Can I Sell My House Below Market Value

Yes, you can sell your house for less than its market value in the UK, but there are important legal, financial and tax implications to consider. Whether you are transferring the property to a family member, making a quick sale, or helping someone get on the property ladder, selling below market value is entirely legal. However, it must be done properly to avoid issues with mortgage lenders, inheritance tax, stamp duty, or accusations of deliberate undervaluation.

This guide explains how you can sell your house for less than its market value, who it might apply to, and what the risks and rules are when doing so.

What is selling below market value?

Selling below market value means agreeing a sale price that is lower than the property's estimated open market value. The market value is typically determined by a local estate agent, a surveyor, or a mortgage valuation. If your house is valued at £300,000 and you choose to sell it for £250,000, you are selling at £50,000 below market value. This is sometimes referred to as a concessionary sale or a discounted sale.

It is a fairly common practice within families, where a parent may sell a house to their child at a discounted rate, or between close friends or landlords and long-term tenants. In other cases, a homeowner may sell quickly below market value to avoid repossession or secure a faster sale in a slow market.

Who can you sell to below market value?

You can sell to anyone below market value, but it is most common in family transactions. If you are selling to a friend or relative, especially for significantly less than the market value, the buyer’s solicitor and mortgage lender will want to know the details. This is because the discount may be seen as a gifted deposit, which has implications for the buyer’s mortgage offer and affordability assessment.
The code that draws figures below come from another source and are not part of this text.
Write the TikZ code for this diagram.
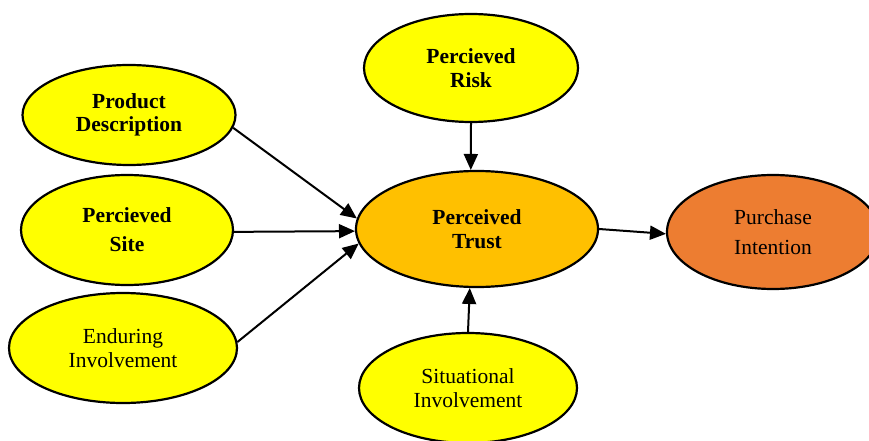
\documentclass[tikz,border=0pt]{standalone}
\usepackage{fontspec}
\setmainfont{Liberation Serif}
\usetikzlibrary{shapes.geometric,arrows.meta}
\definecolor{cyel}{HTML}{FFFF00}
\definecolor{ctrust}{HTML}{FFC000}
\definecolor{cpur}{HTML}{ED7D31}
\begin{document}
\begin{tikzpicture}[x=1pt,y=-1pt,
  oval/.style={ellipse,draw=black,line width=2.2pt,fill=cyel,align=center,inner sep=0pt,
    font=\fontsize{21.5}{23.5}\selectfont},
  boldoval/.style={oval,font=\fontsize{21.5}{23.5}\selectfont\bfseries},
  link/.style={line width=2pt,-{Triangle[length=16pt,width=14pt]}}]
\useasboundingbox (0,0) rectangle (869,441);
\node[boldoval,minimum width=213,minimum height=100] (pd) at (129,115) {Product\\Description};
\node[boldoval,minimum width=212,minimum height=110] (ps) at (127,230) {Percieved\\[5.5pt]Site};
\node[oval,minimum width=228,minimum height=110] (ei) at (123,348) {Enduring\\Involvement};
\node[boldoval,minimum width=214,minimum height=108] (pr) at (471,68) {Percieved\\Risk};
\node[boldoval,fill=ctrust,minimum width=242,minimum height=116,font=\fontsize{21.5}{24.5}\selectfont\bfseries] (pt) at (477,229) {Perceived\\Trust};
\node[oval,fill=cpur,minimum width=212,minimum height=114] (pi) at (773,232) {Purchase\\[6pt]Intention};
\node[oval,minimum width=218,minimum height=110] (si) at (468,388) {Situational\\Involvement};
\draw[link] (pd.-7) -- (pt.175);
\draw[link] (ps.-1) -- (pt.181);
\draw[link] (ei.3) -- (pt.187);
\draw[link] (pr.south) -- (pt.96);
\draw[link] (si.north) -- (pt.-97);
\draw[link] (pt.east) -- (pi.181);
\end{tikzpicture}
\end{document}
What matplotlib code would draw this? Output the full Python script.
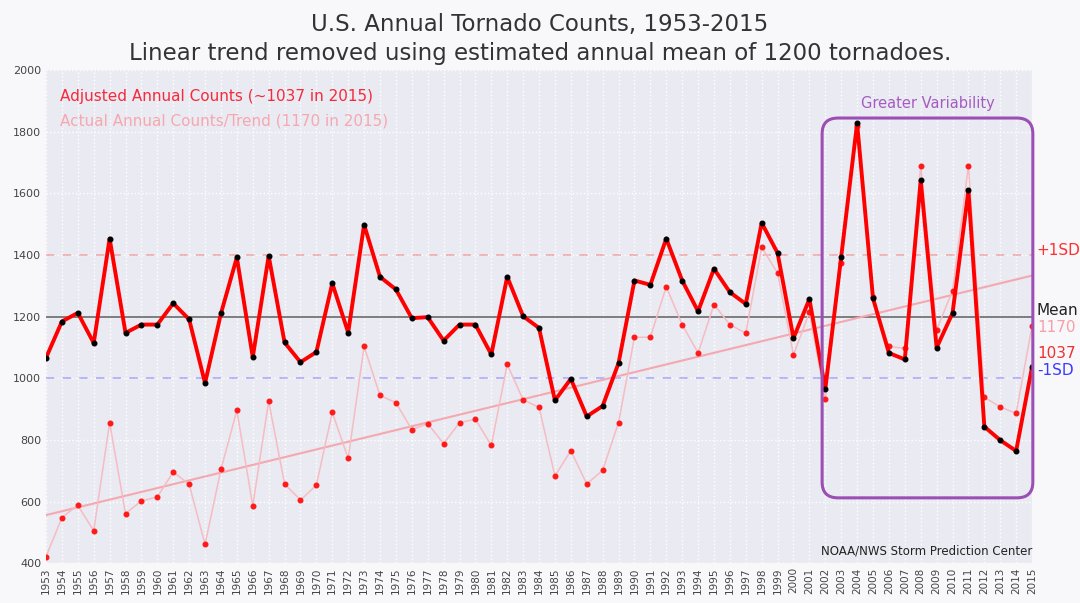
import matplotlib
matplotlib.use("Agg")
import matplotlib.pyplot as plt
from matplotlib.patches import FancyBboxPatch

# data
years = list(range(1953, 2016))
adjusted = [1066, 1184, 1212, 1114, 1453, 1147, 1174, 1174, 1243, 1191,
            984, 1210, 1392, 1068, 1397, 1116, 1052, 1085, 1308, 1148,
            1498, 1329, 1288, 1195, 1198, 1122, 1174, 1174, 1077, 1329,
            1201, 1163, 928, 998, 876, 910, 1049, 1317, 1303, 1453,
            1317, 1217, 1355, 1279, 1241, 1504, 1406, 1130, 1257, 965,
            1394, 1827, 1259, 1082, 1061, 1642, 1099, 1211, 1609, 843,
            799, 764, 1037]
actual = [421, 548, 588, 505, 856, 561, 602, 615, 696, 656,
          461, 704, 896, 586, 926, 657, 605, 653, 889, 740,
          1103, 944, 921, 833, 853, 788, 856, 867, 782, 1045,
          930, 906, 683, 765, 657, 701, 856, 1133, 1133, 1297,
          1174, 1082, 1239, 1174, 1146, 1425, 1341, 1076, 1214, 932,
          1375, 1817, 1264, 1103, 1097, 1690, 1157, 1284, 1690, 938,
          907, 886, 1170]
trend_years = [1953, 2015]
trend_vals = [556, 1333]
mean_val = 1200
sd_hi = 1400
sd_lo = 1000

fig = plt.figure(figsize=(10.8, 6.03), dpi=100, facecolor="#f8f8fa")
ax = fig.add_axes([0.0426, 0.066, 0.913, 0.818])
ax.set_facecolor("#eaeaf2")
for s in ax.spines.values():
    s.set_visible(False)

ax.set_xlim(1953, 2015)
ax.set_ylim(400, 2000)
ax.set_xticks(years)
ax.set_xticklabels([str(y) for y in years], rotation=90, fontsize=7.5, color="#444")
ax.set_yticks(range(400, 2001, 200))
ax.tick_params(axis="y", labelsize=8, colors="#444", length=0)
ax.tick_params(axis="x", length=0, pad=3)
ax.grid(True, color="white", linestyle=":", linewidth=1)
ax.set_axisbelow(True)

# reference lines
ax.axhline(mean_val, color="#6a6a6a", lw=1.2, zorder=1)
ax.axhline(sd_hi, color="#f08080", lw=1.2, ls=(0, (5, 5)), alpha=0.6, zorder=1)
ax.axhline(sd_lo, color="#8080ff", lw=1.2, ls=(0, (5, 5)), alpha=0.6, zorder=1)

# trend and actual counts
ax.plot(trend_years, trend_vals, color="#f4a8b0", lw=1.5, zorder=2)
ax.plot(years, actual, color="#f5bcc2", lw=1.1, zorder=2)
ax.plot(years, actual, ls="none", marker="o", ms=3.3, color="#ff1a1a", zorder=3)

# adjusted counts
ax.plot(years, adjusted, color="#ff0000", lw=2.8, zorder=4,
        marker="o", ms=3.3, mfc="black", mec="black")

# highlight box
box = FancyBboxPatch((2001.8, 612), 13.25, 1232,
                     boxstyle="round,pad=0,rounding_size=1", mutation_aspect=51,
                     fill=False, ec="#9b4fb5", lw=2.2, zorder=5, clip_on=False)
ax.add_patch(box)
ax.text(2008.45, 1890, "Greater Variability", color="#a55cc0", fontsize=10.5,
        ha="center", va="center")

# legend-like labels
ax.text(1953.9, 1915, "Adjusted Annual Counts (~1037 in 2015)", color="#f52a3a",
        fontsize=11, va="center")
ax.text(1953.9, 1834, "Actual Annual Counts/Trend (1170 in 2015)", color="#f5a8b0",
        fontsize=11, va="center")

# right side labels
rx = 2015.3
ax.text(rx, 1413, "+1SD", color="#ff3030", fontsize=11, va="center", clip_on=False)
ax.text(rx, 1219, "Mean", color="#222", fontsize=11, va="center", clip_on=False)
ax.text(rx, 1163, "1170", color="#f5a0a8", fontsize=11, va="center", clip_on=False)
ax.text(rx, 1080, "1037", color="#f03030", fontsize=11, va="center", clip_on=False)
ax.text(rx, 1026, "-1SD", color="#3a3aff", fontsize=11, va="center", clip_on=False)

ax.text(2015, 420, "NOAA/NWS Storm Prediction Center", color="#222", fontsize=8.5,
        ha="right", va="bottom")

fig.suptitle("U.S. Annual Tornado Counts, 1953-2015\n"
             "Linear trend removed using estimated annual mean of 1200 tornadoes.",
             fontsize=16.5, color="#333", y=0.978, linespacing=1.3)

fig.savefig("out.png", dpi=100, facecolor=fig.get_facecolor())
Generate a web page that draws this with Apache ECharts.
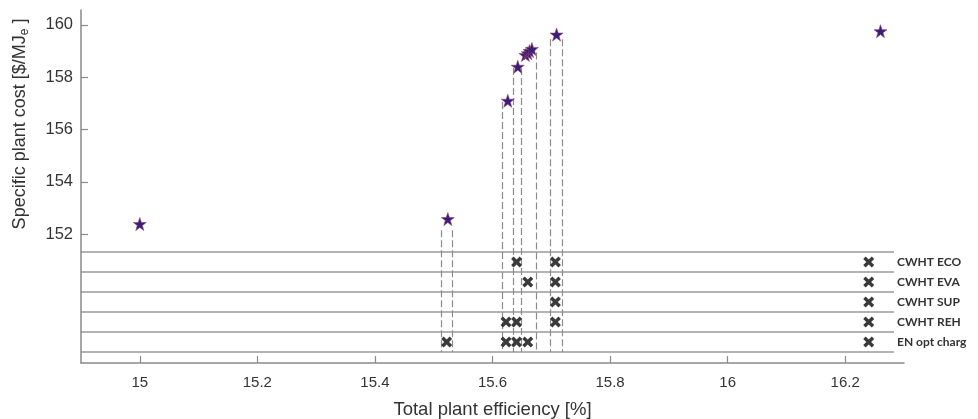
<!DOCTYPE html>
<html><head><meta charset="utf-8">
<script src="https://cdn.jsdelivr.net/npm/echarts@6/dist/echarts.min.js"></script>
<style>html,body{margin:0;padding:0;background:#fff}#c{width:978px;height:419px}</style>
</head><body><div id="c"></div>
<script>
// ---- data ----
const xTicks = [15, 15.2, 15.4, 15.6, 15.8, 16, 16.2];
const yTicks = [152, 154, 156, 158, 160];

// Pareto stars: efficiency [%] vs specific cost
const starX = [15.0, 15.524, 15.626, 15.643, 15.656, 15.660, 15.663, 15.667, 15.709, 16.26];
const starY = [152.39, 152.58, 157.10, 158.40, 158.85, 158.92, 159.00, 159.08, 159.63, 159.76];

// dashed guide lines (x position, top value)
const dashX   = [15.512, 15.531, 15.616, 15.636, 15.649, 15.674, 15.699, 15.719];
const dashTop = [152.15, 152.15, 157.05, 158.35, 158.35, 158.95, 159.45, 159.45];
const dashBottom = 147.5;

// option rows
const rows = ['CWHT ECO', 'CWHT EVA', 'CWHT SUP', 'CWHT REH', 'EN opt charg'];
const ecoX = [15.641, 15.707, 16.24];
const evaX = [15.660, 15.707, 16.24];
const supX = [15.707, 16.24];
const rehX = [15.623, 15.641, 15.707, 16.24];
const enX  = [15.522, 15.623, 15.641, 15.660, 16.24];

// ---- chart ----
const rowX = [ecoX, evaX, supX, rehX, enX];
const crossData = [];
rowX.forEach((xs, i) => xs.forEach(x => crossData.push([x, rows[i]])));
const starData = starX.map((x, i) => [x, starY[i]]);
const dashData = dashX.map((x, i) => ({ coords: [[x, dashTop[i]], [x, dashBottom]] }));

const STAR = 'path://M50,2 L61.8,36.2 L97.6,36.2 L68.6,57.4 L79.4,91.6 L50,70.4 L20.6,91.6 L31.4,57.4 L2.4,36.2 L38.2,36.2 Z';
const CROSS = 'path://M0,22 L22,0 L50,28 L78,0 L100,22 L72,50 L100,78 L78,100 L50,72 L22,100 L0,78 L28,50 Z';
const AX = '#8a8a8a';
const TXT = '#333';
const FONT = '"Liberation Sans", Arial, sans-serif';

const chart = echarts.init(document.getElementById('c'), null, { renderer: 'canvas' });
chart.setOption({
  animation: false,
  backgroundColor: '#fff',
  grid: [
    { left: 81, right: 74, top: 10, bottom: 56, outerBoundsMode: 'none', containLabel: false },
    { left: 81, right: 84, top: 252, height: 100, outerBoundsMode: 'none', containLabel: false }
  ],
  xAxis: [
    {
      gridIndex: 0, type: 'value', min: 14.9, max: 16.3,
      axisLine: { show: true, lineStyle: { color: AX, width: 1.5 } },
      axisTick: { show: true, inside: true, length: 7, customValues: xTicks, lineStyle: { color: AX, width: 1.2 } },
      axisLabel: { customValues: xTicks, fontSize: 15, color: TXT, fontFamily: FONT, margin: 12 },
      splitLine: { show: false },
      name: 'Total plant efficiency [%]', nameLocation: 'middle', nameGap: 37,
      nameTextStyle: { fontSize: 18.5, color: TXT, fontFamily: FONT }
    },
    {
      gridIndex: 1, type: 'value', min: 14.9, max: 16.283, show: false
    }
  ],
  yAxis: [
    {
      gridIndex: 0, type: 'value', min: 147.08, max: 160.57,
      axisLine: { show: true, lineStyle: { color: AX, width: 1.5 } },
      axisTick: { show: true, inside: true, length: 7, customValues: yTicks, lineStyle: { color: AX, width: 1.2 } },
      axisLabel: { customValues: yTicks, fontSize: 16.5, color: TXT, fontFamily: FONT, margin: 8 },
      splitLine: { show: false }
    },
    {
      gridIndex: 1, type: 'category', data: rows, inverse: true, position: 'right',
      axisLine: { show: false }, axisTick: { show: false },
      axisLabel: { fontSize: 12, fontWeight: 'bold', color: TXT, fontFamily: 'Lato, "Open Sans", sans-serif', margin: 3 },
      splitLine: { show: true, interval: 0, lineStyle: { color: '#9a9a9a', width: 1.5 } }
    }
  ],
  graphic: [{
    type: 'text', x: 20, y: 124, rotation: Math.PI / 2,
    style: {
      text: '{b|Specific plant cost [$/MJ}{s|e}{b| ]}',
      align: 'center', verticalAlign: 'middle',
      fill: TXT,
      rich: {
        b: { fontSize: 18, fontFamily: FONT, fill: TXT, color: TXT },
        s: { fontSize: 12, fontFamily: FONT, fill: TXT, color: TXT, padding: [9, 0, 0, 0] }
      }
    }
  }],
  series: [
    {
      type: 'lines', coordinateSystem: 'cartesian2d', xAxisIndex: 0, yAxisIndex: 0,
      data: dashData, silent: true, z: 1,
      lineStyle: { color: '#8c8c8c', width: 1.2, type: [7, 3], opacity: 1 }
    },
    {
      type: 'scatter', xAxisIndex: 1, yAxisIndex: 1, data: crossData,
      symbol: CROSS, symbolSize: 11, z: 3,
      itemStyle: { color: '#3a3a3a', opacity: 1 }
    },
    {
      type: 'scatter', xAxisIndex: 0, yAxisIndex: 0, data: starData,
      symbol: STAR, symbolSize: 13, z: 4,
      itemStyle: { color: '#33207a', opacity: 1, borderColor: '#9a3f6e', borderWidth: 0.6 }
    }
  ]
});
</script>
</body></html>
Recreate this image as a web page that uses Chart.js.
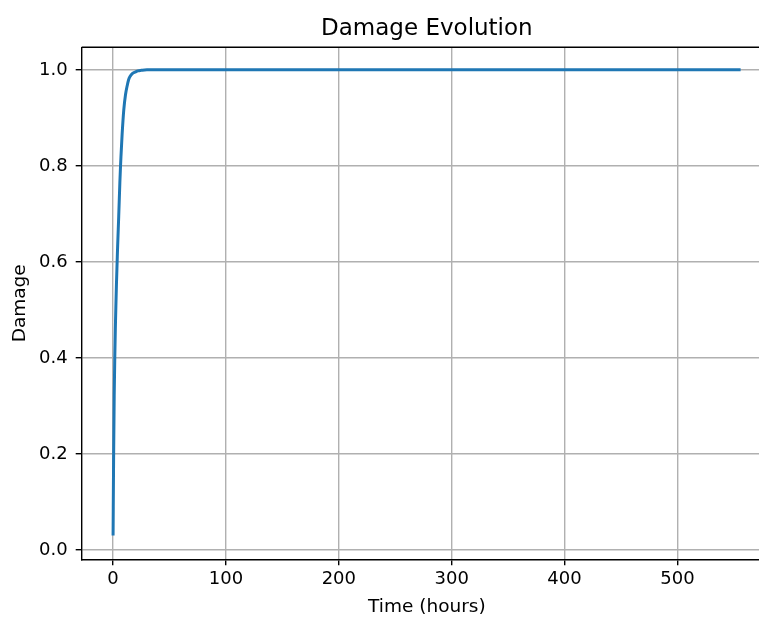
<!DOCTYPE html>
<html>
<head>
<meta charset="utf-8">
<script src="https://cdn.jsdelivr.net/npm/chart.js@4"></script>
<style>
  html, body { margin: 0; padding: 0; overflow: hidden; background: #fff; }
  #wrap { width: 772px; height: 617px; position: relative; }
</style>
</head>
<body>
<div id="wrap"><canvas id="canvas"></canvas></div>
<script>
// values
var hours  = [0, 0.5, 1, 1.5, 2, 2.5, 3, 3.6, 4, 5, 6, 6.6, 7, 8, 9.5, 11, 12.5, 13.7, 15, 17.5, 20, 22, 25, 30, 40, 100, 200, 300, 400, 500, 556];
var damage = [0.03, 0.2, 0.32, 0.4, 0.46, 0.51, 0.555, 0.6, 0.63, 0.695, 0.765, 0.8, 0.82, 0.865, 0.917, 0.948, 0.967, 0.979, 0.986, 0.993, 0.996, 0.998, 0.999, 1, 1, 1, 1, 1, 1, 1, 1];
var xTicks = [0, 100, 200, 300, 400, 500];
var yTicks = [0.0, 0.2, 0.4, 0.6, 0.8, 1.0];

var points = [];
for (let i = 0; i < hours.length; i++) {
  points.push({ x: hours[i], y: damage[i] });
}

Chart.defaults.font.family = '"DejaVu Sans", sans-serif';
Chart.defaults.color = '#000';

// top + right spines (matplotlib box)
const boxPlugin = {
  id: 'box',
  afterDraw(chart) {
    const a = chart.chartArea, c = chart.ctx;
    c.save();
    c.strokeStyle = '#000';
    c.lineWidth = 1.4;
    c.beginPath();
    c.moveTo(a.left, a.top);
    c.lineTo(a.right - 1, a.top);
    c.lineTo(a.right - 1, a.bottom);
    c.stroke();
    c.restore();
  }
};

const ctx = document.getElementById('canvas');

new Chart(ctx, {
  type: 'line',
  data: {
    datasets: [{
      label: 'Damage',
      data: points,
      borderColor: '#1f77b4',
      borderWidth: 3,
      pointRadius: 0,
      cubicInterpolationMode: 'monotone',
      fill: false
    }]
  },
  options: {
    responsive: true,
    maintainAspectRatio: false,
    animation: false,
    layout: { padding: { left: 0, right: 0, top: 0, bottom: 0 } },
    plugins: {
      legend: { display: false },
      tooltip: { enabled: false },
      title: {
        display: true,
        text: 'Damage Evolution',
        fullSize: false,
        font: { size: 23, weight: 'normal' },
        padding: { top: 15.5, bottom: 4.2 }
      }
    },
    scales: {
      x: {
        type: 'linear',
        min: -27.8,
        max: 583.8,
        afterBuildTicks(scale) { scale.ticks = xTicks.map(v => ({ value: v })); },
        afterFit(scale) { scale.height = 57.7; },
        ticks: {
          includeBounds: false,
          padding: 3,
          font: { size: 18 },
          callback: v => String(v)
        },
        grid: { color: '#b0b0b0', lineWidth: 1.4, tickColor: '#000', tickLength: 6, tickWidth: 1.4 },
        border: { color: '#000', width: 1.4 },
        title: { display: true, text: 'Time (hours)', font: { size: 18.5 }, padding: { top: 0, bottom: -1 } }
      },
      y: {
        min: -0.0194,
        max: 1.047,
        afterBuildTicks(scale) { scale.ticks = yTicks.map(v => ({ value: v })); },
        afterFit(scale) { scale.width = 81.7; },
        ticks: {
          includeBounds: false,
          padding: 8,
          font: { size: 18 },
          callback: v => Number(v).toFixed(1)
        },
        grid: { color: '#b0b0b0', lineWidth: 1.4, tickColor: '#000', tickLength: 6, tickWidth: 1.4 },
        border: { color: '#000', width: 1.4 },
        title: { display: true, text: 'Damage', font: { size: 18.5 }, padding: { top: 9.5, bottom: 0 } }
      }
    }
  },
  plugins: [boxPlugin]
});
</script>
</body>
</html>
It is essential that both parties have independent legal advice to avoid disputes or claims of undue influence, especially in family arrangements. Mortgage lenders usually require written confirmation of any gift or discount, as it changes the equity and risk profile of the purchase.

Tax implications and legal considerations

One of the key risks in selling below market value is the potential impact on taxes. If you are gifting part of the property’s value to a relative, it may be treated as a gift for inheritance tax purposes. If you die within seven years of the sale, the discounted amount could be brought back into your estate for inheritance tax calculations.

Capital gains tax could also apply if the property is not your main residence. Selling below market value does not exempt you from tax on the theoretical gain. HMRC will base their calculation on the market value, not the sale price, when working out any liability.

For the buyer, stamp duty is usually calculated on the actual price paid, unless the transaction is between connected parties, in which case HMRC may use the market value instead. It is important to seek advice from a solicitor or tax adviser to understand how stamp duty will be assessed.

Can I sell at a loss in the open market?

If you are not selling to a family member but simply want to accept a lower offer to sell quickly, that is entirely your decision. Many sellers reduce their price to avoid delays, avoid repossession, or offload a property in a declining market. However, if the property has an existing mortgage, you must ensure the sale price is enough to clear the outstanding debt, or seek the lender’s permission to sell at a shortfall.

Selling at a loss does not usually result in tax relief unless you are a company or property investor. For private individuals, losses are not deductible against future capital gains. If you are in financial difficulty, it is important to discuss your options with your mortgage provider and solicitor.

Risks and protections

If you sell significantly below market value without proper legal advice, the transaction could be challenged later. This may happen if another family member feels unfairly excluded or if creditors believe the sale was intended to shield assets from recovery. In cases of bankruptcy or divorce, past transactions at undervalue may be investigated by the courts.

To avoid these problems, always document the reasons for the discount, ensure both parties have independent solicitors, and make sure the paperwork clearly reflects the agreement. Valuations should be recorded and disclosed where necessary, particularly if there is a mortgage involved.

Conclusion

You are legally allowed to sell your house for less than market value, whether to a family member, a friend or an unrelated buyer. However, it is important to understand the legal and financial implications, especially around tax, mortgages and stamp duty. To protect everyone involved and avoid disputes or future challenges, always take professional legal and tax advice and ensure the sale is handled transparently and in accordance with UK property law.